Situé dans le quartier ancien de Tōkyō où Hokusai a vécu, le musée Sumida Hokusai a été réalisé par Kazuyo Sejima seule, en 2016. Conçu comme un équipement vivant pour les habitants de la ville, l’édifice, un bloc monumental en métal, ouvre sur une esplanade aménagée avec des jeux pour les enfants. La fragilité des estampes ne permettant pas de les exposer pendant des longues périodes à la lumière, le musée offre un vaste espace réservé aux expositions temporaires, tandis que l’exposition permanente est présentée dans un espace relativement petit, animé par des jeux interactifs et des écrans tactiles.

Musée d’art de Teshima, Nishizawa Ryūe, 2014. @ Giada Ricci.

Musée Sumida Hokusai, Tōkyō, Sejima Kazuyo, 2016. @ Giada Ricci

Le musée Kusama Yayoi à Tōkyō, 2018, est représentatif d’un musée privé dédié à une artiste contemporaine. Cette tour de quatre étages, une sculpture lumineuse dans le panorama nocturne de Tōkyō, joue sur les célèbres potirons à pois et les polka-dots, signatures de Kusama Yayoi. Le musée présente également une « infinity room », espace clos recouvert de miroirs et de motifs répétitifs qui créent une illusion d’infini.

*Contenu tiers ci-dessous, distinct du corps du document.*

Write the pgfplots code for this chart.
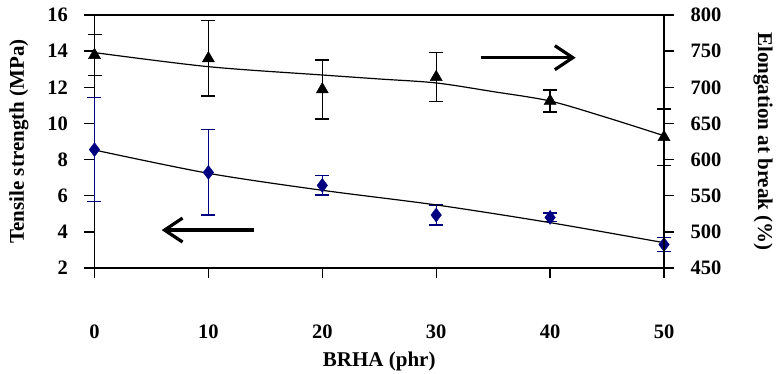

Les musées d‘art contemporains japonais sont devenus des champs d’expérimentation architecturale à l’échelle des villes et des paysages. Ils ne sont plus seulement des lieux d’exposition et de culture mais jouent un rôle social très important. L’alliance d’esthétique et fonctionnalité, qualité architecturale et environnementale, muséographie et conservation des œuvres, exprime une modernité attachée aux plus fortes et profondes valeurs de la tradition culturelle et spatiale du Japon dans une vision du musée ouvert aux sensations et au monde.